So if I go to Michaels with a 55% off coupon from AC Moore They will take it ? I want to get the ghost o round and the Mad Pumpkin patch but the prices are just CRAZY!


----------



## djgeneral (Aug 13, 2008)

Is there a catalogue of what they have this year>


----------



## Madame Leota (Sep 19, 2005)

There's a 50% off coupon in today's ad, good today and tomorrow only.


----------



## Mrs_Frankenstein (Mar 1, 2016)

Sooooo happy they are bringing these guys back! I missed out on the black on last year. The white one I keep out year round!


----------



## Livetohaunt86 (Aug 22, 2015)

crazyhalloweenguy said:


> So if I go to Michaels with a 55% off coupon from AC Moore They will take it ? I want to get the ghost o round and the Mad Pumpkin patch but the prices are just CRAZY!
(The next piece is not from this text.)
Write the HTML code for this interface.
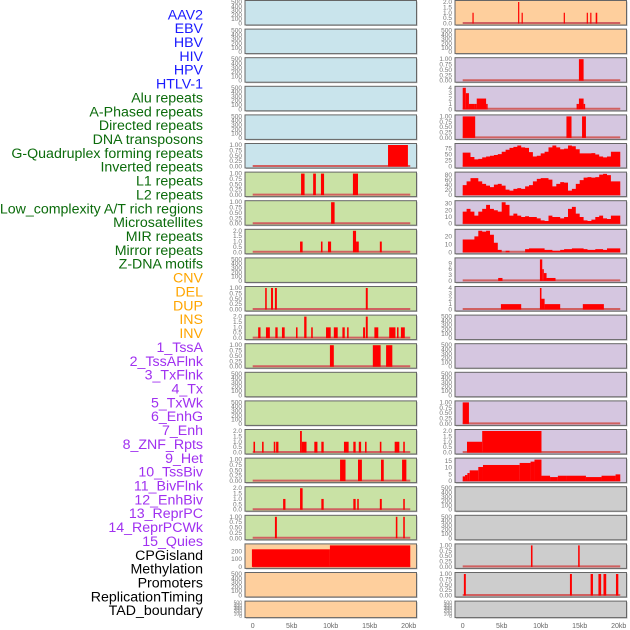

It worked for me! Multiple times I might add. Their competitor coupon policy states they will honor a coupon from a competitor for up to 60% off one item, and AC Moore is one of them. The only tricky part is that the conpetitor has to have a store in your region. This may or may not be enforced though since the closest AC Moore in my area is about 35 miles away and they still took them. Up until a week ago I didnt even know what AC Moore was lol


----------



## disembodiedvoice (Sep 24, 2011)

Went to one of my Michael's last night and they were starting to put things out, several empty shelves waiting but a half shelf with the usual stuff they always have, small skeletons, black lace table clothes, foam skulls ect. I didn't take pics because you could insert any pic from the past few years and you've seen it all before. None of the "themed" stuff they get ect. Mine probably won't get it anyway because it is a small store....sucks. 
I did get some of the magnetic flies and roaches, the roaches looks pretty realistic so I got a couple. They are magnetic, in the sense they have a magnetic "screw" on their underbelly but they do not come with a magnet to keep them held in place. You would have to get one to put on underside or stick them on something metal.


----------



## Ghost of Spookie (Sep 28, 2008)

Eeew that's pretty realistic looking disembodiedvoice! Don't understand the magnetic screw part about it. Is the screw slightly magnetized to stick to a metal surface? Too bad most refrigerators aren't steel any more. Otherwise kind of perfect gross out place to see one or more. How much are they? How big?


----------



## disembodiedvoice (Sep 24, 2011)

Ghost of Spookie said:


> Eeew that's pretty realistic looking disembodiedvoice! Don't understand the magnetic screw part about it. Is the screw slightly magnetized to stick to a metal surface? Too bad most refrigerators aren't steel any more. Otherwise kind of perfect gross out place to see one or more. How much are they? How big?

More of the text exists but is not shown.